Apricot Cable: A Geopolitical Statement
The 12 fibre pair spatial division multiplexing cable is a sign of our times. It links together Japan, Taiwan, Guam, Philippines, Singapore, and Indonesia, but excludes Hong Kong and China on security grounds. Consistent with these geopolitical concerns, the cable's main trunk bypasses the South China Sea where China is demanding permit applications (which often exceed a year to get approved), can easily tap cables, and has created artificial military island bases. In a military conflict the fifteen cables traversing the the South China Sea would be at risk. Instead, Apricot takes a long route via Indonesian waters in order to head North along the Philippines' East Coast. The cable's design reflects the potential threat that an aggressive China in conflict with the Philippines and Taiwan poses to Southeast Asian telecommunications.

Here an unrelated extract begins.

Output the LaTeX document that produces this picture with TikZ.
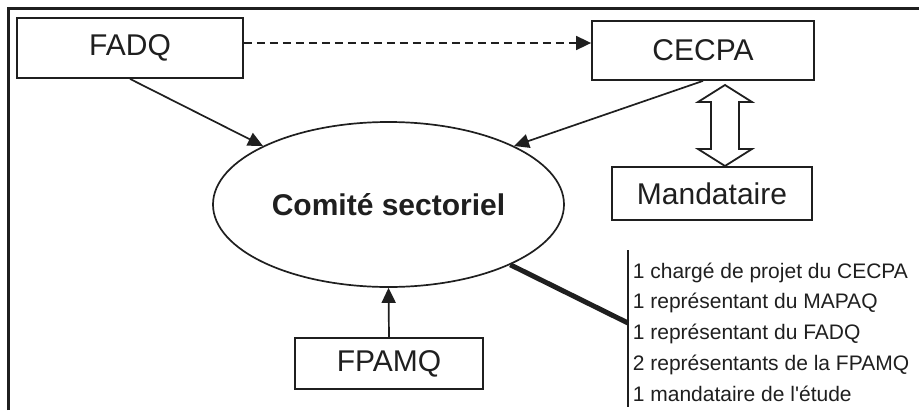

Although latency is much higher, Apricot offers attractive physical diversity because it avoids the cable congested South China Sea, includes a new Japanese cable landing station, new East coast landings in Taiwan and the Philippines as well as two new Philippine cable landing stations. Network resiliency is a big challenge in Southeast Asia. Subsea cables are packed together like sardines in a can in narrow sea lanes heavily used for shipping and fishing (most cable outages are due to fishing and shipping vessels dragging their anchors). Many cables share the same landing station. For example, eight major subsea networks land at Japan's Maruyama CLS. Consequently, many regional cables experience chronic outages like APG, down 12 of the last 24 months. These factors make Apricot's physical diversity highly attractive. Internet backbones can use the shorter South China Sea cables as primary routes with Apricot as a resilient backup. Another probable source of demand will be military communications because concerns about Chinese tapping or sabotage are far less given the cable's design. Indeed, it is plausible that the US military takes capacity on the segments linking Guam to Taiwan and the Philippines. Guam is the single most important US Western Pacific military base with 28 naval commands located there. It would be key to repelling a Chinese invasion of Taiwan. Moreoever, there are 9 US military bases in the Philippines. Guam is a major Internet switching hub so traffic back hauled from Southeast Asian countries can ride undersea links to Japan, US, and Australia.
Consortium members include Google, Facebook, NTT, and the Taiwanese and Philippino PTTs. Apricot was a very expensive build because it traverses very shallow Indonesian waters requiring deep burial to protect it from fishing, vandalism, and anchor dragging. A project like this probably cost at least $300 million. Interestingly enough, several stub branching units have been dropped in the water for Perth, three Indonesian sites, and the island of Palau.